It’s been two weeks since the Pensacola Mini-Conference, and Gil Kracke’s excellent break-out session is still very much on my mind. If you haven’t downloaded it yet, do yourself the favor. You won’t be disappointed!

Gil started his thesis from a very old concept, called incurvatus in se, a term that some say originated with Augustine, and which can be defined as a life lived looking “inward” at ourselves rather than looking “outward” to God.

The idea of incurvatus in se is sort of like a form of spina bifida, whereby our backs are curved inward on themselves so far that our heads are in a position whereby we can see nothing but our own belly buttons. And because our own navels are all that we can see, we worship them. They become an idol for us. In fact, they become the idol of all idols, because from this worship of self all of our other idols are formed.

This is our state in the absence of an action from God to straighten us such that we can finally look to Him. But what about our state once we are regenerated, when we are in Christ and have thus already been straightened so that we can see God? Does the concept of incurvatus in se still apply to us? Of course it does!

As a resident of the central Gulf Coast, I have seen the curved-inward state of humanity played out in spades during Mardi Gras week. As fallen creatures we are easily bent and bowed by any outside force that would bring us back in contact with our belly buttons, and Mardi Gras certainly sufficed for me, but you can fill in the blank with anything that has recently taken your focus away from God and back to your own navel.
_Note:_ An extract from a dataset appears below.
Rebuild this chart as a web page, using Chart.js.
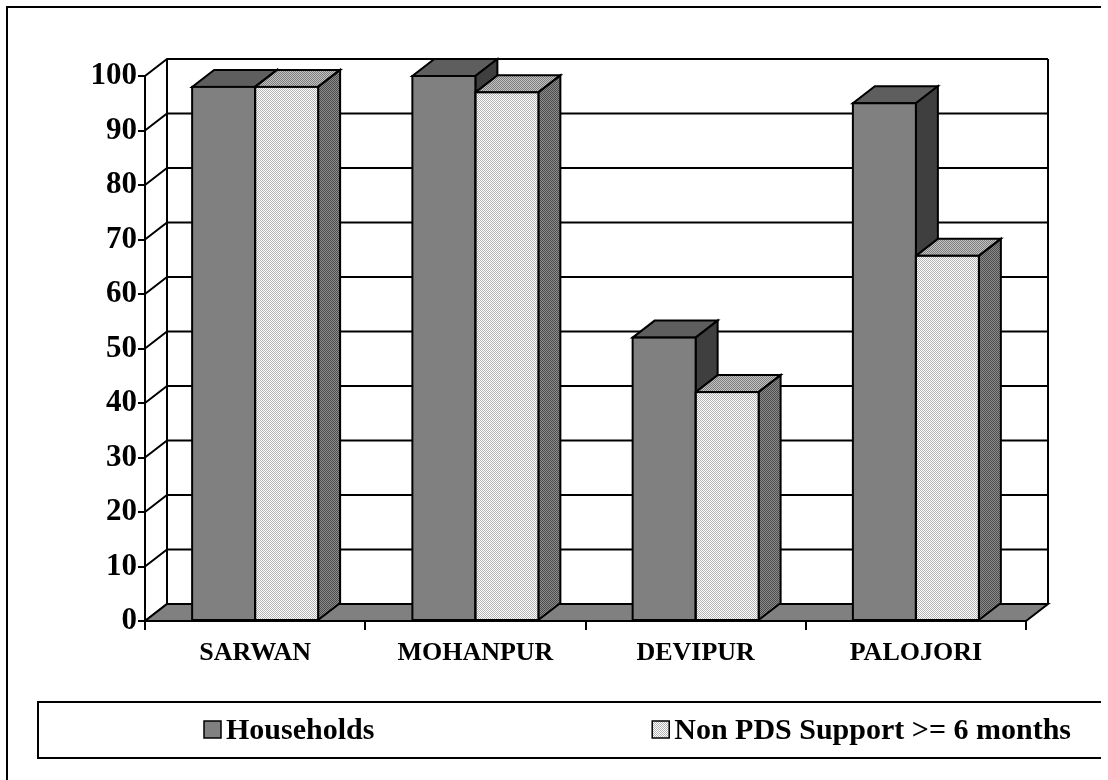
<!DOCTYPE html>
<html>
<head>
<meta charset="utf-8">
<script src="https://cdn.jsdelivr.net/npm/chart.js@4.4.0/dist/chart.umd.min.js"></script>
<style>
  html, body { margin: 0; padding: 0; background: #ffffff; }
  #wrap { position: relative; width: 1108px; height: 780px; }
</style>
</head>
<body>
<div id="wrap"><canvas id="chart"></canvas></div>
<script>
// Villages on the category axis
const villages = ['SARWAN', 'MOHANPUR', 'DEVIPUR', 'PALOJORI'];
// Percentage values per series
const households = [98, 100, 52, 95];
const nonPdsSupport = [98, 97, 42, 67];
// Series names and value-axis tick labels
const seriesNames = ['Households', 'Non PDS Support >= 6 months'];
const valueTicks = [0, 10, 20, 30, 40, 50, 60, 70, 80, 90, 100];

// Oblique depth of the 3D box (pixels)
const DX = 22, DY = -17;
const FONT = "'Liberation Serif', 'Times New Roman', serif";

function dotPattern(light, dark) {
  const c = document.createElement('canvas');
  c.width = 2; c.height = 2;
  const g = c.getContext('2d');
  g.fillStyle = light; g.fillRect(0, 0, 2, 2);
  g.fillStyle = dark; g.fillRect(0, 0, 1, 1); g.fillRect(1, 1, 1, 1);
  return g.createPattern(c, 'repeat');
}

const faces = [
  { front: '#808080', top: '#5e5e5e', side: '#3f3f3f' },
  { front: dotPattern('#ffffff', '#b2b2b2'), top: dotPattern('#c4c4c4', '#7c7c7c'), side: dotPattern('#8c8c8c', '#4c4c4c') }
];

function poly(ctx, pts, fill) {
  ctx.beginPath();
  ctx.moveTo(pts[0][0], pts[0][1]);
  for (let k = 1; k < pts.length; k++) ctx.lineTo(pts[k][0], pts[k][1]);
  ctx.closePath();
  ctx.fillStyle = fill;
  ctx.fill();
  ctx.stroke();
}

function barBox(el) {
  const p = el.getProps(['x', 'y', 'base', 'width'], true);
  return { l: p.x - p.width / 2, r: p.x + p.width / 2, top: p.y, base: p.base };
}

const depthPlugin = {
  id: 'depth3d',
  beforeDraw(chart) {
    const { ctx, chartArea: a, scales: { y } } = chart;
    ctx.save();
    ctx.strokeStyle = '#000';
    ctx.lineWidth = 2;
    // outer frame
    ctx.beginPath();
    ctx.moveTo(7, chart.height + 4);
    ctx.lineTo(7, 7);
    ctx.lineTo(1101, 7);
    ctx.stroke();
    // side-wall diagonals and back-wall gridlines
    y.ticks.forEach(t => {
      const py = y.getPixelForValue(t.value);
      ctx.beginPath();
      ctx.moveTo(a.left, py);
      ctx.lineTo(a.left + DX, py + DY);
      ctx.lineTo(a.right + DX, py + DY);
      ctx.stroke();
    });
    ctx.beginPath();
    ctx.moveTo(a.left + DX, a.bottom + DY);
    ctx.lineTo(a.left + DX, a.top + DY);
    ctx.moveTo(a.right + DX, a.bottom + DY);
    ctx.lineTo(a.right + DX, a.top + DY);
    ctx.stroke();
    // floor
    poly(ctx, [[a.left, a.bottom], [a.right, a.bottom], [a.right + DX, a.bottom + DY], [a.left + DX, a.bottom + DY]], '#808080');
    ctx.restore();
  },
  beforeDatasetsDraw(chart) {
    const ctx = chart.ctx;
    const metas = chart.data.datasets.map((d, i) => chart.getDatasetMeta(i));
    ctx.save();
    ctx.strokeStyle = '#000';
    ctx.lineWidth = 2;
    ctx.lineJoin = 'miter';
    for (let j = 0; j < chart.data.labels.length; j++) {
      metas.forEach((m, i) => {
        const b = barBox(m.data[j]);
        const f = faces[i];
        poly(ctx, [[b.l, b.top], [b.r, b.top], [b.r + DX, b.top + DY], [b.l + DX, b.top + DY]], f.top);
        poly(ctx, [[b.r, b.top], [b.r + DX, b.top + DY], [b.r + DX, b.base + DY], [b.r, b.base]], f.side);
      });
    }
    ctx.restore();
  },
  afterDatasetsDraw(chart) {
    const ctx = chart.ctx;
    ctx.save();
    ctx.strokeStyle = '#000';
    ctx.lineWidth = 2;
    chart.data.datasets.forEach((d, i) => {
      chart.getDatasetMeta(i).data.forEach(el => {
        const b = barBox(el);
        ctx.strokeRect(b.l, b.top, b.r - b.l, b.base - b.top);
      });
    });
    ctx.restore();
  },
  afterDraw(chart) {
    const ctx = chart.ctx;
    ctx.save();
    // legend frame (open on the right)
    ctx.strokeStyle = '#000';
    ctx.lineWidth = 2;
    ctx.beginPath();
    ctx.moveTo(1101, 702);
    ctx.lineTo(38, 702);
    ctx.lineTo(38, 758);
    ctx.lineTo(1101, 758);
    ctx.stroke();
    ctx.font = 'bold 30px ' + FONT;
    ctx.textBaseline = 'middle';
    ctx.fillStyle = '#000';
    const names = chart.data.datasets.map(d => d.label);
    const w2 = ctx.measureText(names[1]).width;
    const textX = [226, 1071 - w2];
    names.forEach((name, i) => {
      const tx = textX[i];
      ctx.lineWidth = 1.5;
      ctx.fillStyle = faces[i].front;
      ctx.fillRect(tx - 22, 721, 17, 17);
      ctx.strokeRect(tx - 22, 721, 17, 17);
      ctx.fillStyle = '#000';
      ctx.fillText(name, tx, 731);
    });
    ctx.restore();
  }
};

new Chart(document.getElementById('chart'), {
  type: 'bar',
  data: {
    labels: villages,
    datasets: [
      { label: seriesNames[0], data: households, backgroundColor: faces[0].front, borderWidth: 0 },
      { label: seriesNames[1], data: nonPdsSupport, backgroundColor: faces[1].front, borderWidth: 0 }
    ]
  },
  options: {
    responsive: true,
    maintainAspectRatio: false,
    animation: false,
    events: [],
    layout: { padding: { left: 0, right: 82, top: 76, bottom: 99 } },
    datasets: { bar: { categoryPercentage: 0.572, barPercentage: 1.0, clip: false } },
    plugins: { legend: { display: false }, tooltip: { enabled: false } },
    scales: {
      x: {
        offset: true,
        grid: { offset: true, display: true, drawOnChartArea: false, drawTicks: true, tickLength: 9, color: '#000', lineWidth: 2 },
        border: { display: true, color: '#000', width: 2 },
        ticks: { color: '#000', padding: 8, maxRotation: 0, font: { family: FONT, weight: 'bold', size: 26 } },
        afterFit(s) { s.height = 60; }
      },
      y: {
        min: 0,
        max: 100,
        afterBuildTicks(s) { s.ticks = valueTicks.map(v => ({ value: v })); },
        grid: { display: true, drawOnChartArea: false, drawTicks: true, tickLength: 7, color: '#000', lineWidth: 2 },
        border: { display: true, color: '#000', width: 2 },
        ticks: { color: '#000', padding: 1, font: { family: FONT, weight: 'bold', size: 31 } },
        afterFit(s) { s.width = 145; }
      }
    }
  },
  plugins: [depthPlugin]
});
</script>
</body>
</html>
Truth be told, our nature is so deeply curved in on itself that one could say that somewhere deep down inside we actually prefer the curved-inward state. This is where simul justus et peccator (“at once justified AND sinner”) comes into the equation, because even though we are saved and justified, a part of us still longs for the “old man”, the lost lane-end into who we were when we were so comfortable and happy living our sinful lives, thinking that such is the way things are supposed to be.

And once we have been curved back inward on ourselves, there we will stay until acted upon by the only outside force that can correct this, as Gil described it, the “left hand of God” taking us by the chin and straightening us up so that we can focus once again on Him. And God does this for us again and again (and again).

So this is my hope for today, after having single-handedly consumed three-fourths of a cream cheese king cake by myself yesterday (and that’s just the tip of the ice berg!): that on this Ash Wednesday and throughout this Lenten season, we will be focused not on our own bellies (and mine has grown significantly during Mardi Gras), but may instead be focused on Him. That we may say “Good-bye, belly button” today.

Of course I hope and pray this knowing all to well that none of us can make such a thing happen on our own, because our natural state is a sinful one. Original sin is the only theological concept that can be empirically proven, because all we have to do in order to see it is look honestly at our own behavior.

That’s why this change in our state always requires the “left hand of God” to bring it about.